What is the surface area of the cylinder whose radius is 6 in and the height is 17 in.
Given the cylinder such that the radius of the base is (r) = 6 in
Also, given that the height of the cylinder is (h) = 17 in.
We need to find the surface area of the cylinder.
We know that the surface area of the cylinder is given by the following equation.
SA = 2*area of the base + area of the side.
==> SA = 2*A1 + A2
Let us calculate the area of the base.
We know that the area of the circle = r^2*pi
==> A1 = 36*pi = 113.1 in^2
Now we need to find the area of the sides.

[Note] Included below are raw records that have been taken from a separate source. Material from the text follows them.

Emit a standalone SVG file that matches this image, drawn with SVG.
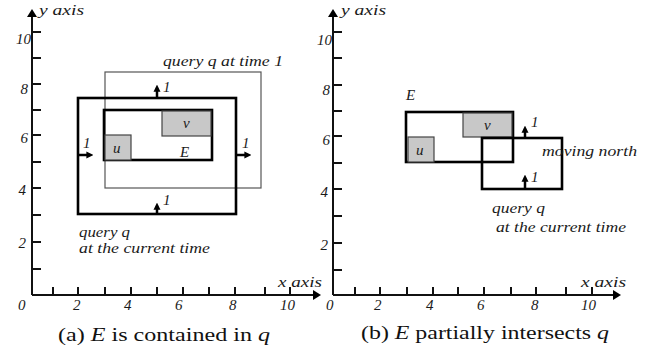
<svg xmlns="http://www.w3.org/2000/svg" width="659" height="349" viewBox="0 0 659 349">
<defs>
<style>
.t{font-family:"Liberation Serif","Times New Roman",serif;font-style:italic;font-size:15px;fill:#1a1a1a}
.n{font-family:"Liberation Serif","Times New Roman",serif;font-style:italic;font-size:15px;fill:#1a1a1a}
.cap{font-family:"Liberation Serif","Times New Roman",serif;font-size:19px;fill:#111}
.ax{stroke:#111;stroke-width:2;fill:none}
.tk{stroke:#111;stroke-width:2;fill:none}
.thick{fill:none;stroke:#000;stroke-width:2.6}
.thin{fill:none;stroke:#555;stroke-width:1.2}
.obj{fill:#c8c8c8;stroke:#444;stroke-width:1.2}
.arr{stroke:#000;stroke-width:2.5;fill:none;marker-end:url(#ah)}
</style>
<marker id="ah" viewBox="0 0 8 8" refX="3" refY="4" markerWidth="7" markerHeight="8" markerUnits="userSpaceOnUse" orient="auto">
<path d="M0,0 L8,4 L0,8 z" fill="#000"/>
</marker>
<marker id="axh" viewBox="0 0 8 10" refX="2" refY="5" markerWidth="8" markerHeight="10" markerUnits="userSpaceOnUse" orient="auto">
<path d="M0,0 L8,5 L0,10 z" fill="#000"/>
</marker>
</defs>
<rect width="659" height="349" fill="#fff"/>

<!-- Panel (a) -->
<g id="axes-a">
<path class="ax" d="M32,295 V15" marker-end="url(#axh)"/>
<path class="ax" d="M32,295 H315" marker-end="url(#axh)"/>
<path class="tk" d="M32,32 h9 M32,58 h9 M32,84 h9 M32,110 h9 M32,135 h9 M32,162 h9 M32,188 h9 M32,215 h9 M32,242 h9 M32,269 h9"/>
<path class="tk" d="M53,295 v-8 M78,295 v-8 M105,295 v-8 M131,295 v-8 M157,295 v-8 M183,295 v-8 M209,295 v-8 M235,295 v-8 M265,295 v-8 M290,295 v-8"/>
<text class="t" x="39" y="15" textLength="45" lengthAdjust="spacingAndGlyphs">y axis</text>
<text class="t" x="278" y="287" textLength="44" lengthAdjust="spacingAndGlyphs">x axis</text>
<text class="n" x="31" y="44" text-anchor="end">10</text>
<text class="n" x="28" y="94" text-anchor="end">8</text>
<text class="n" x="28" y="143" text-anchor="end">6</text>
<text class="n" x="26" y="195" text-anchor="end">4</text>
<text class="n" x="26" y="248" text-anchor="end">2</text>
<text class="n" x="18" y="310">0</text>
<text class="n" x="73" y="310">2</text>
<text class="n" x="124" y="310">4</text>
<text class="n" x="175" y="310">6</text>
<text class="n" x="229" y="310">8</text>
<text class="n" x="280" y="310">10</text>
</g>
<g id="query-time1-a">
<rect class="thin" x="105" y="72" width="156" height="116"/>
<text class="t" x="163" y="66" textLength="120" lengthAdjust="spacingAndGlyphs">query q at time 1</text>
</g>
<g id="query-a">
<rect class="thick" x="78" y="98" width="158" height="116"/>
<text class="t" x="79" y="237" textLength="51" lengthAdjust="spacingAndGlyphs">query q</text>
<text class="t" x="79" y="253" textLength="131" lengthAdjust="spacingAndGlyphs">at the current time</text>
</g>
<g id="E-a">
<rect class="thick" x="104" y="110" width="108" height="50"/>
<text class="t" x="180" y="157">E</text>
</g>
<g id="u-a">
<rect class="obj" x="105" y="135" width="26" height="25"/>
<text class="t" x="113" y="153">u</text>
</g>
<g id="v-a">
<rect class="obj" x="162" y="111" width="49" height="25"/>
<text class="t" x="183" y="128">v</text>
</g>
<g id="connectors-a">
<path class="arr" d="M157,98 V89"/>
<path class="arr" d="M78,155 H89"/>
<path class="arr" d="M236,155 H247"/>
<path class="arr" d="M157,214 V207"/>
<text class="t" x="163" y="92">1</text>
<text class="t" x="83" y="148">1</text>
<text class="t" x="242" y="148">1</text>
<text class="t" x="163" y="205">1</text>
</g>
<text class="cap" x="58" y="341" textLength="212" lengthAdjust="spacingAndGlyphs">(a) <tspan font-style="italic">E</tspan> is contained in <tspan font-style="italic">q</tspan></text>

<!-- Panel (b) -->
<g id="axes-b">
<path class="ax" d="M333,295 V15" marker-end="url(#axh)"/>
<path class="ax" d="M333,295 H615" marker-end="url(#axh)"/>
<path class="tk" d="M333,32 h9 M333,58 h9 M333,85 h9 M333,111 h9 M333,136 h9 M333,163 h9 M333,189 h9 M333,216 h9 M333,243 h9 M333,270 h9"/>
<path class="tk" d="M355,295 v-8 M380,295 v-8 M407,295 v-8 M433,295 v-8 M458,295 v-8 M484,295 v-8 M511,295 v-8 M536,295 v-8 M566,295 v-8 M592,295 v-8"/>
<text class="t" x="341" y="15" textLength="45" lengthAdjust="spacingAndGlyphs">y axis</text>
<text class="t" x="581" y="287" textLength="45" lengthAdjust="spacingAndGlyphs">x axis</text>
<text class="n" x="332" y="45" text-anchor="end">10</text>
<text class="n" x="330" y="95" text-anchor="end">8</text>
<text class="n" x="330" y="145" text-anchor="end">6</text>
<text class="n" x="328" y="197" text-anchor="end">4</text>
<text class="n" x="328" y="250" text-anchor="end">2</text>
<text class="n" x="326" y="310">0</text>
<text class="n" x="374" y="310">2</text>
<text class="n" x="426" y="310">4</text>
<text class="n" x="477" y="310">6</text>
<text class="n" x="531" y="310">8</text>
<text class="n" x="581" y="310">10</text>
</g>
<g id="E-b">
<rect class="thick" x="406" y="112" width="107" height="50"/>
<text class="t" x="406" y="100">E</text>
</g>
<g id="u-b">
<rect class="obj" x="408" y="137" width="26" height="25"/>
<text class="t" x="416" y="155">u</text>
</g>
<g id="v-b">
<rect class="obj" x="463" y="113" width="49" height="24"/>
<text class="t" x="484" y="130">v</text>
</g>
<g id="query-b">
<rect class="thick" x="482" y="138" width="80" height="51"/>
<text class="t" x="542" y="156" textLength="95" lengthAdjust="spacingAndGlyphs">moving north</text>
<text class="t" x="492" y="213" textLength="53" lengthAdjust="spacingAndGlyphs">query q</text>
<text class="t" x="496" y="232" textLength="130" lengthAdjust="spacingAndGlyphs">at the current time</text>
</g>
<g id="connectors-b">
<path class="arr" d="M525,138 V130"/>
<path class="arr" d="M525,189 V179"/>
<text class="t" x="531" y="127">1</text>
<text class="t" x="531" y="182">1</text>
</g>
<text class="cap" x="361" y="339" textLength="248" lengthAdjust="spacingAndGlyphs">(b) <tspan font-style="italic">E</tspan> partially intersects <tspan font-style="italic">q</tspan></text>
</svg>
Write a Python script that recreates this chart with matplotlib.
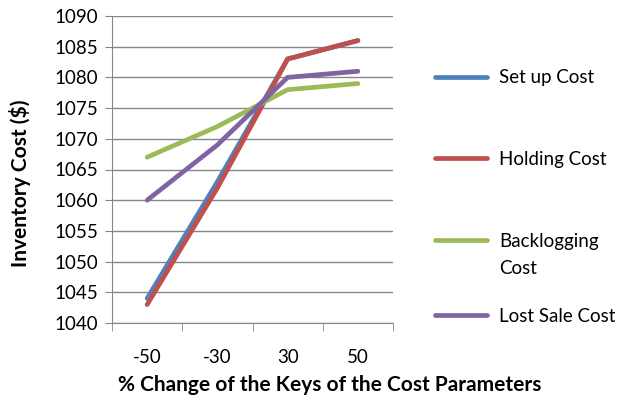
import matplotlib
matplotlib.use("Agg")
import matplotlib.pyplot as plt
from matplotlib.lines import Line2D
import numpy as np

categories = ["-50", "-30", "30", "50"]
setup_cost = [1044, 1063, 1083, 1086]
holding_cost = [1043, 1062, 1083, 1086]
backlogging_cost = [1067, 1072, 1078, 1079]
lost_sale_cost = [1060, 1069, 1080, 1081]
series_names = ["Set up Cost", "Holding Cost", "Backlogging\nCost", "Lost Sale Cost"]
colors = ["#4F81BD", "#C0504D", "#9BBB59", "#8064A2"]

plt.rcParams["font.family"] = ["Lato", "DejaVu Sans"]

W, H = 619, 404
fig = plt.figure(figsize=(W / 100, H / 100), dpi=100)
ax = fig.add_axes([112 / W, 1 - 323 / H, (393 - 112) / W, (323 - 16) / H])

x = np.arange(len(categories))
all_series = [setup_cost, holding_cost, backlogging_cost, lost_sale_cost]
for vals, c in zip(all_series, colors):
    ax.plot(x, vals, color=c, lw=3.4, solid_capstyle="round", solid_joinstyle="miter")

ax.set_xlim(-0.5, len(categories) - 0.5)
ax.set_ylim(1040, 1090)
ax.set_yticks(np.arange(1040, 1091, 5))
ax.yaxis.grid(True, color="#868686", lw=1)
ax.set_axisbelow(True)

ax.set_xticks(x)
ax.set_xticklabels(categories, fontsize=13.5)
ax.set_xticks(np.arange(-0.5, len(categories), 1), minor=True)
ax.tick_params(axis="x", which="major", length=0, pad=19)
ax.tick_params(axis="x", which="minor", length=6, color="#868686", direction="out")
ax.tick_params(axis="y", length=5, color="#868686", labelsize=13.5, pad=5)

for s in ["top", "right"]:
    ax.spines[s].set_visible(False)
for s in ["left", "bottom"]:
    ax.spines[s].set_color("#868686")

ax.set_xlabel("% Change of the Keys of the Cost Parameters", fontsize=15,
              fontweight="bold")
ax.xaxis.set_label_coords((330 - 112) / (393 - 112), -(385 - 323) / (323 - 16))
ax.xaxis.label.set_va("center")
ax.set_ylabel("Inventory Cost ($)", fontsize=15, fontweight="bold")
ax.yaxis.set_label_coords(-(112 - 20) / (393 - 112), (323 - 183) / (323 - 16))
ax.yaxis.label.set_va("center")

# Legend entries stacked down the right side
legend_y = [77, 158, 240, 315]
for name, c, yy in zip(series_names, colors, legend_y):
    yf = 1 - yy / H
    fig.add_artist(Line2D([435 / W, 487 / W], [yf, yf], color=c, lw=3.4,
                          solid_capstyle="round", transform=fig.transFigure))
    for i, line in enumerate(name.split("\n")):
        fig.text(499 / W, yf - (i * 27 + 1) / H, line, fontsize=13.5,
                 va="center", ha="left")

fig.savefig("out.png", dpi=100)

A2 = circumference of the base * h
= 2*pi*r * h
= 2*6*pi*17 = 204*pi = 640.9 in^2
Now we will substitute into the surface area.
SA = 2*A1 + A2
= 2*113.1 + 640.9
= 226.2 + 640.9 = 867.1 in^2 (approx.)
Then, the surface area of the cylinder is 867.1 in^2
The surface total area A of the cylinder is given by:
A = 2pirh+pir^2 = 2pir(r+h), where r = radius, h = height. 2pirh is the area of the curved surface of the cylinder and 2pir^2 = is the area of the top and and bottom circular surfaces of the cylinder.
We substitute radius r = 6 inches and height h = 17 inches in A = 2pir(r+h) = 2pi*6(6+17) = 12pi*23 = 276pi = 867.08 sq inches.
Therefore the total surface are of the cylinder = A = 867.07 sq in.